Последнее было важно, ведь с той поры, как немецкие войска вторглись на территорию России, жить семье Пастернаков становилось с каждым днем все труднее и труднее. В начале июня 1941 года власти приказали населению больших городов регулярно участвовать в тренировках по гражданской обороне. Зина с младшим сыном, маленьким Леней, эвакуировалась на Урал — в город Чистополь на реке Каме. Там было не так опасно, как в Москве, которую уже сотрясали первые удары с воздуха.
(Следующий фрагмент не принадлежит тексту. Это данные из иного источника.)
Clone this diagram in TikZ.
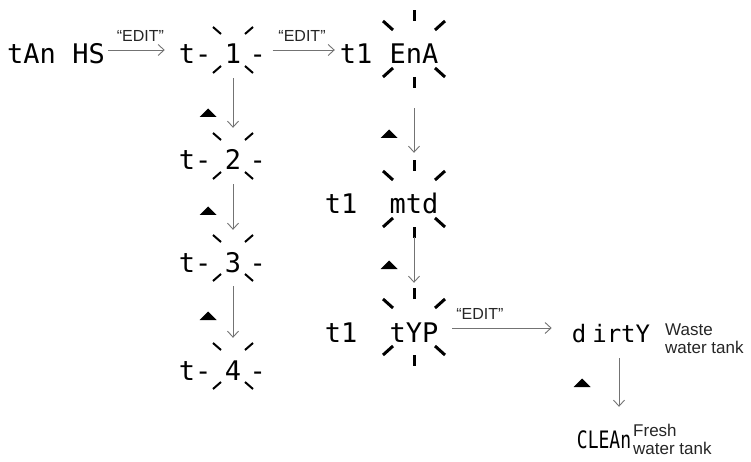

Оставшись дома один, Пастернак старался оправдать свое пребывание в полупустом городе, дежуря на крыше здания. «Третью ночь бомбят Москву, — писал он Зине 24 июля 1941 года, — 1-ю я был в Переделкине, так же, как и последнюю, с 23-го на 24-е, а вчера, с 22-го на 23-е, был в Москве на крыше (не на площадке солярия, а на крыше) нашего дома в пожарной охране. Сколько раз в теченье прошлой ночи, когда через дом-два падали и рвались фугасы и зажигательные снаряды как по мановенью волшебного жезла в минуту воспламеняли целые кварталы, я мысленно прощался с тобой, мамочка и Дуся моя. Спасибо тебе за то, что ты дала мне и принесла, ты была лучшей частью моей жизни, и ты и я недостаточно сознавали, до какой глубины ты жена моя и как много это значит. Кругом была канонада и море пламени. Душу в объятиях тебя, Леню и Стасика. Все живы и здоровы. Адик в безопасности»[87].
Несколько дней спустя, когда Зина встревожилась из-за того, что в нем якобы «бездействует поэтическое воображение», Борис поспешил ее успокоить: «Я мог бы, наверное, писать что-нибудь очень свое, и жалко, что недостаточно смел, чтобы на все плюнуть и приняться за это (ты не думай: с войною и всем нынешним, но сильно и правдиво, как мне подсказывают глаза и совесть). Тебя огорчит, что у меня пока все неудачи. Но деньги некоторое время еще будут»[88]. Желая окончательно убедить Зину, он заявляет, что по-прежнему крепок физически и интеллектуально и что «со страстью и удачей» трудится «над высокими материями вроде Гамлета, когда творчество так же бесхитростно в своей силе, как топка печей или уход за огородом»[89].